For those who read my last post, ‘A trifecta of unfortunate events’, there is a sequel, coming soon to a website near you. And it involves shovelling shit. Literally. But that’s not the tale I’m going to tell today. Today, Christmas Day, is a time for joy, love, peace and goodwill to all people, a day to celebrate life (see, I really didn’t mean it about the Monty Python song), most definitely not a day for first-world whinging. Today, I offer you this uplifting tale.
So I’ve written some books and I’m selling a few. It’s tough out there in the self-publishing world. But I did it, I surprised myself and I did it.

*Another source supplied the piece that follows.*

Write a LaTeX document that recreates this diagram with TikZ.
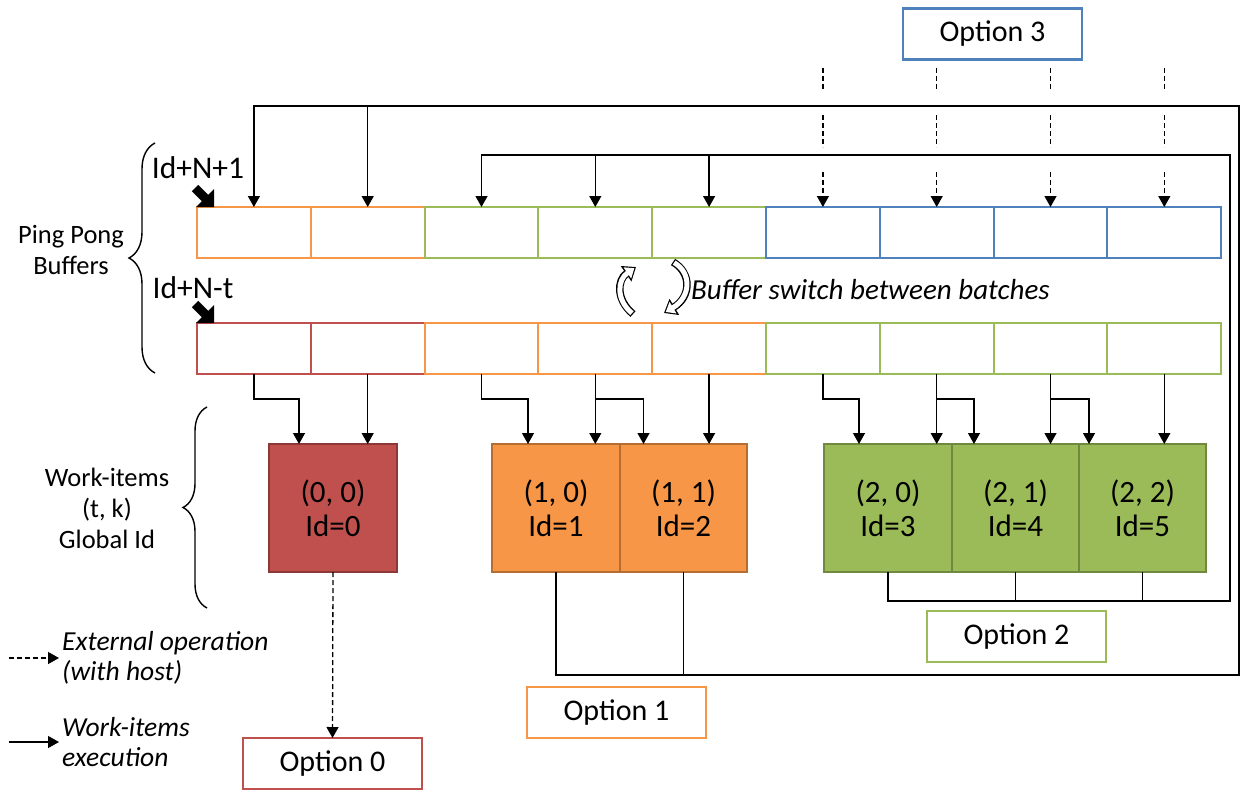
\documentclass[tikz,border=0pt]{standalone}
\usepackage{fontspec}
\setmainfont{Carlito}
\usetikzlibrary{arrows.meta,decorations.pathreplacing,calc}
\definecolor{cRed}{HTML}{C0504D}
\definecolor{cRedD}{HTML}{8C3836}
\definecolor{cOrange}{HTML}{F79646}
\definecolor{cOrangeD}{HTML}{B66D31}
\definecolor{cGreen}{HTML}{9BBB59}
\definecolor{cGreenD}{HTML}{71893F}
\definecolor{cBlue}{HTML}{4F81BD}
\begin{document}
\begin{tikzpicture}[x=1pt,y=-1pt,
  cell/.style={draw, line width=2pt, minimum width=113.8pt, minimum height=51pt, inner sep=0pt, outer sep=0pt},
  item/.style={draw, line width=2pt, minimum width=127.5pt, minimum height=128pt, inner sep=0pt, outer sep=0pt, align=center, font=\fontsize{31}{34}\selectfont},
  opt/.style={draw, fill=white, line width=2.5pt, minimum width=179pt, minimum height=51pt, inner sep=0pt, outer sep=0pt, font=\fontsize{30}{36}\selectfont},
  conn/.style={line width=1.3pt},
  arr/.style={conn, -{Triangle[length=11pt,width=12pt]}},
  ext/.style={arr, dash pattern=on 5pt off 3pt},
  dsh/.style={conn, dash pattern=on 5pt off 3pt},
  lbl/.style={align=center, inner sep=0pt, font=\fontsize{26.5}{31}\selectfont},
  leg/.style={align=left, inner sep=0pt, font=\fontsize{27.5}{30}\selectfont\itshape},
  idl/.style={inner sep=0pt, font=\fontsize{31.5}{36}\selectfont},
  brc/.style={decorate, line width=1.4pt},
  fat/.style={fill=black}
]
\useasboundingbox (0,0) rectangle (1242,790);

% ---------- buffers ----------
\foreach \i/\c in {0/cOrange,1/cOrange,2/cGreen,3/cGreen,4/cGreen,5/cBlue,6/cBlue,7/cBlue,8/cBlue}
  \node[cell, draw=\c] (u\i) at ({197+113.8*(\i+0.5)}, 232.5) {};
\foreach \i/\c in {0/cRed,1/cRed,2/cOrange,3/cOrange,4/cOrange,5/cGreen,6/cGreen,7/cGreen,8/cGreen}
  \node[cell, draw=\c] (l\i) at ({197+113.8*(\i+0.5)}, 348.5) {};

% ---------- work items ----------
\node[item, fill=cRed, draw=cRedD] (w0) at (333,508) {(0, 0)\\Id=0};
\node[item, fill=cOrange, draw=cOrangeD] (w1) at (556,508) {(1, 0)\\Id=1};
\node[item, fill=cOrange, draw=cOrangeD] (w2) at (683.5,508) {(1, 1)\\Id=2};
\node[item, fill=cGreen, draw=cGreenD] (w3) at (888,508) {(2, 0)\\Id=3};
\node[item, fill=cGreen, draw=cGreenD] (w4) at (1015.5,508) {(2, 1)\\Id=4};
\node[item, fill=cGreen, draw=cGreenD] (w5) at (1142.5,508) {(2, 2)\\Id=5};

% ---------- options ----------
\node[opt, draw=cBlue] (o3) at (992.5,34) {Option 3};
\node[opt, draw=cGreen] (o2) at (1016.5,636.5) {Option 2};
\node[opt, draw=cOrange] (o1) at (616.5,712.5) {Option 1};
\node[opt, draw=cRed] (o0) at (332.5,763.5) {Option 0};

% ---------- labels ----------
\node[idl] (idA) at (198,168) {Id+N+1};
\node[idl] (idB) at (193,288) {Id+N-t};
\node[lbl] (ppb) at (71,250) {Ping Pong\\Buffers};
\node[lbl] (wil) at (107,508) {Work-items\\(t, k)\\Global Id};
\node[leg, anchor=west] (lgE) at (62,658) {External operation\\(with host)};
\node[leg, anchor=west] (lgW) at (62,742) {Work-items\\execution};
\node[leg, anchor=west, font=\fontsize{29}{34}\selectfont\itshape] (bsw) at (691,290) {Buffer switch between batches};

% ---------- braces ----------
\draw[brc, decoration={brace, amplitude=26pt}] (155,373) -- (155,143);
\draw[brc, decoration={brace, amplitude=24pt}] (207,608) -- (207,407);

% ---------- fat pointer arrows ----------
\fill[fat] (u0.north west) ++(17,0) -- ++(0,-18) -- ++(-5.8,5.8) -- ++(-10,-10) -- ++(-6.4,6.4) -- ++(10,10) -- ++(-5.8,5.8) -- cycle;
\fill[fat] (l0.north west) ++(17,0) -- ++(0,-18) -- ++(-5.8,5.8) -- ++(-10,-10) -- ++(-6.4,6.4) -- ++(10,10) -- ++(-5.8,5.8) -- cycle;

% ---------- frame coordinates ----------
\coordinate (outerBR) at (1239,675);
\coordinate (outerTR) at (1239,106);
\coordinate (innerBR) at (1230,601);
\coordinate (innerTR) at (1230,155);

% ---------- option 1 loop (outer) ----------
\draw[arr] (w1.south) |- (outerBR) |- (u0.north |- outerTR) -- (u0.north);
\draw[conn] (w2.south) -- (w2.south |- outerBR);
\draw[arr] (u1.north |- outerTR) -- (u1.north);

% ---------- option 2 loop (inner) ----------
\draw[arr] (w3.south) |- (innerBR) |- (u2.north |- innerTR) -- (u2.north);
\draw[conn] (w4.south) -- (w4.south |- innerBR);
\draw[conn] (w5.south) -- (w5.south |- innerBR);
\draw[arr] (u3.north |- innerTR) -- (u3.north);
\draw[arr] (u4.north |- innerTR) -- (u4.north);

% ---------- option 3 (external) ----------
\foreach \i in {5,...,8} {
  \draw[dsh] ($(u\i.north |- o3.south)+(0,8)$) -- ($(u\i.north |- o3.south)+(0,29)$);
  \draw[dsh] ($(u\i.north |- outerTR)+(0,9)$) -- ($(u\i.north |- innerTR)+(0,-8)$);
  \draw[ext] ($(u\i.north |- innerTR)+(0,17)$) -- (u\i.north);
}

% ---------- option 0 ----------
\draw[ext] (w0.south) -- (o0.north);

% ---------- buffer -> work items ----------
\draw[arr] (l0.south) -- ++(0,25) -| ([xshift=-34pt]w0.north);
\draw[arr] (l1.south) -- (l1.south |- w0.north);
\draw[arr] (l2.south) -- ++(0,25) -| ([xshift=-28pt]w1.north);
\draw[arr] (l3.south) -- (l3.south |- w1.north);
\draw[arr] (l3.south) ++(0,25) -| ([xshift=-40pt]w2.north);
\draw[arr] (l4.south) -- (l4.south |- w2.north);
\draw[arr] (l5.south) -- ++(0,25) -| ([xshift=-29pt]w3.north);
\draw[arr] (l6.south) -- (l6.south |- w3.north);
\draw[arr] (l6.south) ++(0,25) -| ([xshift=-41.5pt]w4.north);
\draw[arr] (l7.south) -- (l7.south |- w4.north);
\draw[arr] (l7.south) ++(0,25) -| ([xshift=-53.5pt]w5.north);
\draw[arr] (l8.south) -- (l8.south |- w5.north);

% ---------- legend arrows ----------
\draw[ext] ([xshift=-53pt]lgE.west) -- ([xshift=-3pt]lgE.west);
\draw[arr] ([xshift=-53pt]lgW.west) -- ([xshift=-3pt]lgW.west);

% ---------- buffer switch arrows ----------
\draw[line width=7.5pt, -{Triangle[length=12pt,width=18pt]}] (633,314) .. controls (616,300) and (617,280) .. (636,267);
\draw[white, line width=5pt, shorten <=1.3pt, shorten >=2pt, -{Triangle[length=8.5pt,width=13pt]}] (633,314) .. controls (616,300) and (617,280) .. (636,267);
\draw[line width=7.5pt, -{Triangle[length=12pt,width=18pt]}] (673,262) .. controls (692,273) and (691,297) .. (664,313);
\draw[white, line width=5pt, shorten <=1.3pt, shorten >=2pt, -{Triangle[length=8.5pt,width=13pt]}] (673,262) .. controls (692,273) and (691,297) .. (664,313);
\end{tikzpicture}
\end{document}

I felt the fear and the anxiety and the doubt and I questioned my worth (I still do) but I did it.
My books are now for sale on shelves, both digital and real. Last week I approached three bookshops along Scarborough Beach Road in Perth. I don’t find it easy, this knocking on doors, asking people to look at my work, look at my life on a page. But those three bookshop owners embraced me and my books – one in particular, most clearly a kindred spirit, took the time to discover the story behind the writing, sat down with me for a chat, wanted to understand and see if my books and I were a good fit for her beautiful shop. I was and they were.
So now they are on shelves in real bookshops as well as through this website, Amazon US, UK and AU, and other online stores. In one shop Changing Lightbulbs is currently displayed with the new releases at the front of the shop, between Tina Brown from Vogue and Professor Brian Cox.
Are they selling, will they sell? Who knows. The universe will decide. I am a serial self-doubter, but I have had some amazing feedback which makes me think that writing is what I am meant to do, at least part of what I am meant to do, that in sharing my journey in Changing Lightbulbs, in baring my soul, I can have a positive impact on others, can help to break down shame and stigma and break through silence. Help others know it is OK to sometimes not be OK.
This little anecdote is a case in point. A couple of weeks ago I get a message through my website – ‘You have a new order’. I check it out. The address is in the street I have just moved to. Wow, I think. That’s crazy. There is an email address and a beautiful name. I email the lady with the beautiful name, ‘Hi, I can’t believe you have just bought my book and we live in the same street, I’ve just moved in …..’ I tell her I’ll drop it off, refund the shipping fee she paid. I do that forthwith.
She emails me back. Wants to know what we like to eat. She’ll make us a casserole for dinner – moving is horrible she says. Blimey, I think. I’ve moved into a street where people make casseroles for each other. We email back and forward a bit, and arrange for my son to pick up the food the next day. I would love to meet her but have a late meeting. Another time, we say.
I return from my meeting to a wonderful meal of tarragon scented chicken, paired with a carefully selected bottle of wine (I later discover the lady with the beautiful name is a wine guru) which we eat amidst the still unpacked boxes scattered around the family room. I feel blessed. Such kindness.
And there’s more. My almost neighbour’s surname rings a bell and I realise that our boys went to school together – and we never really met. Our paths may have crossed at some school function, but I find out later that, like me, she didn’t run with the private school mother pack. Gosh. There was a kindred spirit close by all along and I never saw her.
Over dinner my son remembers that my newfound friend told him to say ‘thank you’ from her. ‘What do you mean?’ I said. That’s it, he says, she just said ‘tell your Mum, thank you’.
I leave the dish at her door the next day and email again to thank the lady with the beautiful name for her kindness and the deliciousness of her cooking. She emails back and I understand the reason for the ‘thank you.’ She tells me she hadn’t finished a book in the past 3 years but had just finished mine. She says it ‘resonated on many many levels,’ that like me she was ‘there but not there,’ went through ‘three years of hell,’ felt ‘totally lost and hollow.’
She thanks me for writing what she felt. She tells me she is recovered now and looking forward. I read her words and I weep and I smile. I weep for all the lost and lonely souls too afraid, or simply not able, to speak up and speak out. And I smile because I wrote a book that made a difference, however small, to someone’s day.
Wow wow and triple wow. There but for the grace of God go all of us. There went I. And there went the lady with the beautiful name. But here I am and here she is, and here we will stay. Merry Christmas.